Gleason's name shows up in tribute on Red Garland's "Ralph J. Gleason Blues" from the 1958 recording Rojo (Prestige PRLP 7193), re-released on Red's Blues in 1998.

Gleason's lasting legacy, however, is his work with Rolling Stone. His name, alongside that of Hunter S. Thompson, still remains on the magazine's masthead today, more than five decades after his death.

On June 3, 1975, Gleason died of a heart attack at the age of 58 in Berkeley, California.

==Ralph J. Gleason Music Book Award==
Originally awarded by BMI and Rolling Stone.
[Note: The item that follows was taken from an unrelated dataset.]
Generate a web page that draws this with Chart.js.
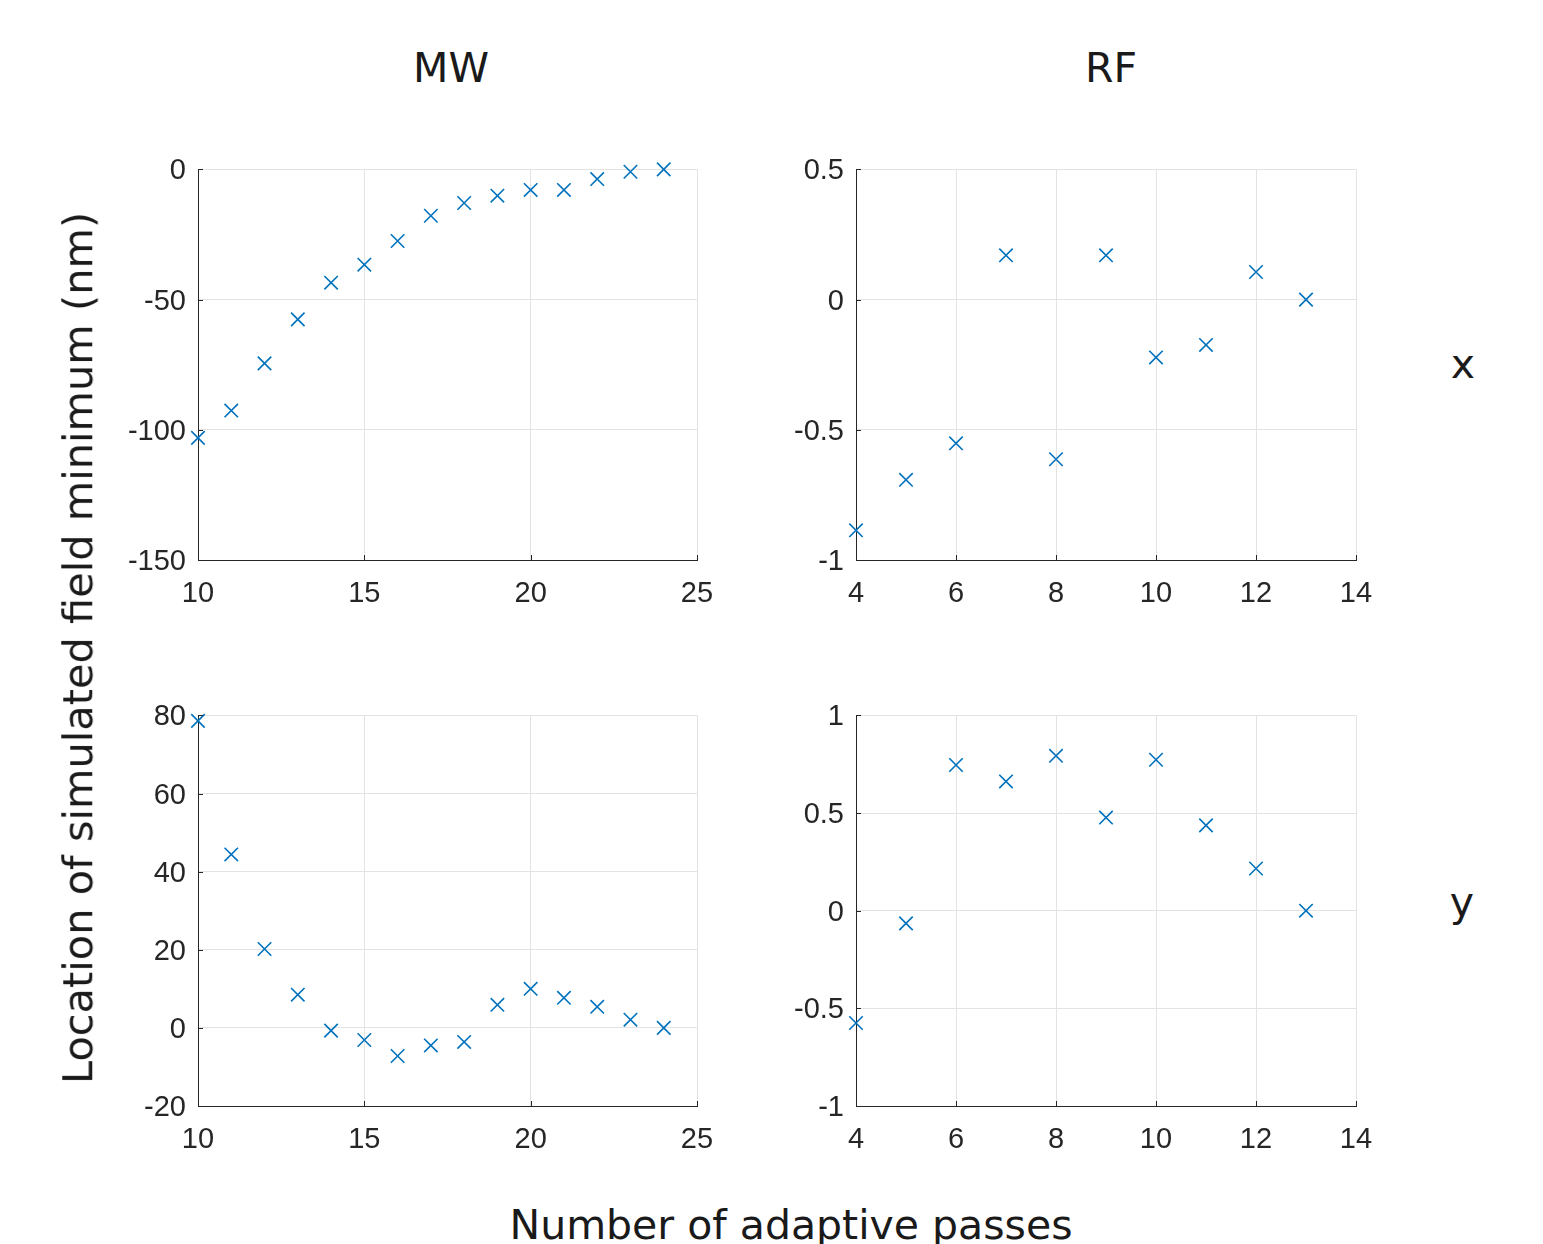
<!DOCTYPE html>
<html>
<head>
<meta charset="utf-8">
<script src="https://cdn.jsdelivr.net/npm/chart.js@4.4.1/dist/chart.umd.min.js"></script>
<style>
  html, body { margin: 0; padding: 0; background: #ffffff; }
  #wrap { position: relative; width: 1543px; height: 1244px; overflow: hidden; background: #fff; }
  canvas { position: absolute; }
  .lbl { position: absolute; font-family: "DejaVu Sans", sans-serif; color: #1a1a1a; white-space: nowrap; line-height: 1; }
</style>
</head>
<body>
<div id="wrap">
  <canvas id="cMWx" width="640" height="500" style="left:100px;top:140px"></canvas>
  <canvas id="cRFx" width="641" height="500" style="left:758px;top:140px"></canvas>
  <canvas id="cMWy" width="640" height="500" style="left:100px;top:686px"></canvas>
  <canvas id="cRFy" width="641" height="500" style="left:758px;top:686px"></canvas>

  <div class="lbl" id="tMW" style="left:451px;top:68px;font-size:41px;transform:translate(-50%,-50%);">MW</div>
  <div class="lbl" id="tRF" style="left:1111px;top:68px;font-size:41px;transform:translate(-50%,-50%);">RF</div>
  <div class="lbl" id="rx" style="left:1463px;top:364px;font-size:41px;transform:translate(-50%,-50%);">x</div>
  <div class="lbl" id="ry" style="left:1462px;top:902px;font-size:41px;transform:translate(-50%,-50%);">y</div>
  <div class="lbl" id="ylab" style="left:78px;top:648px;font-size:41.5px;transform:translate(-50%,-50%) rotate(-90deg);">Location of simulated field minimum (nm)</div>
  <div class="lbl" id="xlab" style="left:791px;top:1225px;font-size:41px;transform:translate(-50%,-50%);">Number of adaptive passes</div>
</div>
<script>
// ---------------- data ----------------
const mwPasses = [10, 11, 12, 13, 14, 15, 16, 17, 18, 19, 20, 21, 22, 23, 24];
const mwXmin   = [-103.1, -92.6, -74.5, -57.6, -43.5, -36.6, -27.5, -17.8, -12.9, -10.1, -7.9, -7.9, -3.7, -0.9, 0];
const mwYmin   = [78.6, 44.4, 20.2, 8.5, -0.7, -3.1, -7.2, -4.5, -3.6, 5.9, 10.0, 7.7, 5.4, 2.1, 0];

const rfPasses = [4, 5, 6, 7, 8, 9, 10, 11, 12, 13];
const rfXmin   = [-0.886, -0.692, -0.552, 0.170, -0.613, 0.170, -0.222, -0.174, 0.106, 0];
const rfYmin   = [-0.575, -0.065, 0.746, 0.662, 0.793, 0.477, 0.773, 0.437, 0.216, 0];

// axis ranges: [min, max, step]
const mwPassAxis = [10, 25, 5];
const rfPassAxis = [4, 14, 2];
const mwXAxis    = [-150, 0, 50];
const rfXAxis    = [-1, 0.5, 0.5];
const mwYAxis    = [-20, 80, 20];
const rfYAxis    = [-1, 1, 0.5];

// ---------------- drawing ----------------
const AXIS_COLOR = '#262626';
const GRID_COLOR = '#e3e3e3';
const MARK_COLOR = '#0072BD';
const TICK_FONT = { family: '"Liberation Sans", Arial, sans-serif', size: 29 };

const innerTicks = {
  id: 'innerTicks',
  afterDatasetsDraw(chart) {
    const ctx = chart.ctx;
    const a = chart.chartArea;
    const xs = chart.scales.x, ys = chart.scales.y;
    ctx.save();
    ctx.strokeStyle = AXIS_COLOR;
    ctx.lineWidth = 1;
    ctx.beginPath();
    xs.ticks.forEach(t => {
      const p = Math.round(xs.getPixelForValue(t.value)) + 0.5;
      ctx.moveTo(p, a.bottom);
      ctx.lineTo(p, a.bottom - 5);
    });
    ys.ticks.forEach(t => {
      const p = Math.round(ys.getPixelForValue(t.value)) + 0.5;
      ctx.moveTo(a.left, p);
      ctx.lineTo(a.left + 5, p);
    });
    ctx.stroke();
    ctx.restore();
  }
};

function makeChart(id, xsArr, ysArr, xAxis, yAxis, padRight) {
  const pts = xsArr.map((x, i) => ({ x: x, y: ysArr[i] }));
  return new Chart(document.getElementById(id), {
    type: 'scatter',
    data: {
      datasets: [{
        data: pts,
        pointStyle: 'crossRot',
        pointRadius: 9.5,
        pointHoverRadius: 9.5,
        borderColor: MARK_COLOR,
        backgroundColor: MARK_COLOR,
        borderWidth: 1.6,
        showLine: false,
        clip: false
      }]
    },
    options: {
      responsive: false,
      animation: false,
      devicePixelRatio: 1,
      events: [],
      layout: { padding: { left: 0, top: 28, right: padRight, bottom: 20 } },
      plugins: { legend: { display: false }, tooltip: { enabled: false } },
      scales: {
        x: {
          type: 'linear',
          min: xAxis[0], max: xAxis[1],
          afterFit(s) { s.height = 60; },
          afterBuildTicks(s) {
            const t = [];
            for (let v = xAxis[0]; v <= xAxis[1] + 1e-9; v += xAxis[2]) t.push({ value: +v.toFixed(6) });
            s.ticks = t;
          },
          grid: { color: GRID_COLOR, lineWidth: 1, drawTicks: false },
          border: { display: true, color: AXIS_COLOR, width: 1 },
          ticks: {
            padding: 17,
            color: AXIS_COLOR,
            font: TICK_FONT,
            maxRotation: 0, autoSkip: false,
            callback: v => String(v)
          }
        },
        y: {
          type: 'linear',
          min: yAxis[0], max: yAxis[1],
          afterFit(s) { s.width = 98; },
          afterBuildTicks(s) {
            const t = [];
            for (let v = yAxis[0]; v <= yAxis[1] + 1e-9; v += yAxis[2]) t.push({ value: +v.toFixed(6) });
            s.ticks = t;
          },
          grid: { color: GRID_COLOR, lineWidth: 1, drawTicks: false },
          border: { display: true, color: AXIS_COLOR, width: 1 },
          ticks: {
            padding: 12,
            labelOffset: 2,
            color: AXIS_COLOR,
            font: TICK_FONT,
            autoSkip: false,
            callback: v => String(v)
          }
        }
      }
    },
    plugins: [innerTicks]
  });
}

makeChart('cMWx', mwPasses, mwXmin, mwPassAxis, mwXAxis, 43);
makeChart('cRFx', rfPasses, rfXmin, rfPassAxis, rfXAxis, 43);
makeChart('cMWy', mwPasses, mwYmin, mwPassAxis, mwYAxis, 43);
makeChart('cRFy', rfPasses, rfYmin, rfPassAxis, rfYAxis, 43);
</script>
</body>
</html>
Currently awarded by the Rock & Roll Hall of Fame, New York University’s Clive Davis Institute of Recorded Music, and The Pop Conference.
- 1990 — Standing in the Shadows of Motown: The Life and Music of Legendary Bassist James Jamerson by Allan Slutsky
- 1993 — Rhythm and the Blues by Jerry Wexler
- 1994 — Last Train to Memphis: The Rise of Elvis Presley by Peter Guralnick
- 1998 — Visions of Jazz: The First Century by Gary Giddins
- 2002 — Bing Crosby: A Pocketful of Dreams by Gary Giddins
- 2000 — Workin' Man Blues: Country Music in California by Gerald W. Haslam
- 2022 — Liner Notes for the Revolution: The Intellectual Life of Black Feminist Sound by Daphne A. Brooks

==Bibliography==
- Jam Session (1957), G.P. Putnam's Sons
- Jam Session. An Anthology of Jazz (1958), Peter Davies Pub.
- The Jefferson Airplane and the San Francisco Sound (1969), Ballantine Books
- Celebrating the Duke and Louie, Bessie, Billie, Bird, Carmen, Miles, Dizzy & Others (1975), Atlantic-Little, Brown. ISBN 0-306-80645-2
- Conversations in Jazz: The Ralph J. Gleason Interviews (2016), Yale University Press. ISBN 978-0-300-21452-9. Interviews with John Coltrane, Quincy Jones, Dizzy Gillespie, John Lewis, Milt Jackson, Percy Heath, Connie Kay, Sonny Rollins, "Philly" Joe Jones, Bill Evans, Horace Silver, Duke Ellington, Les McCann, Jon Hendricks.
- Music in the Air: The Selected Writings of Ralph J. Gleason (2016), Yale University Press.

==Quotations==

This generation is producing poets who write songs, and never before in the sixty-year history of American popular music has this been true.

In a 1976 review of the Santana album Caravanserai, Gleason wrote that the album affirmed, and "speaks directly to the universality of man, both in the sound of the music and in the vocals."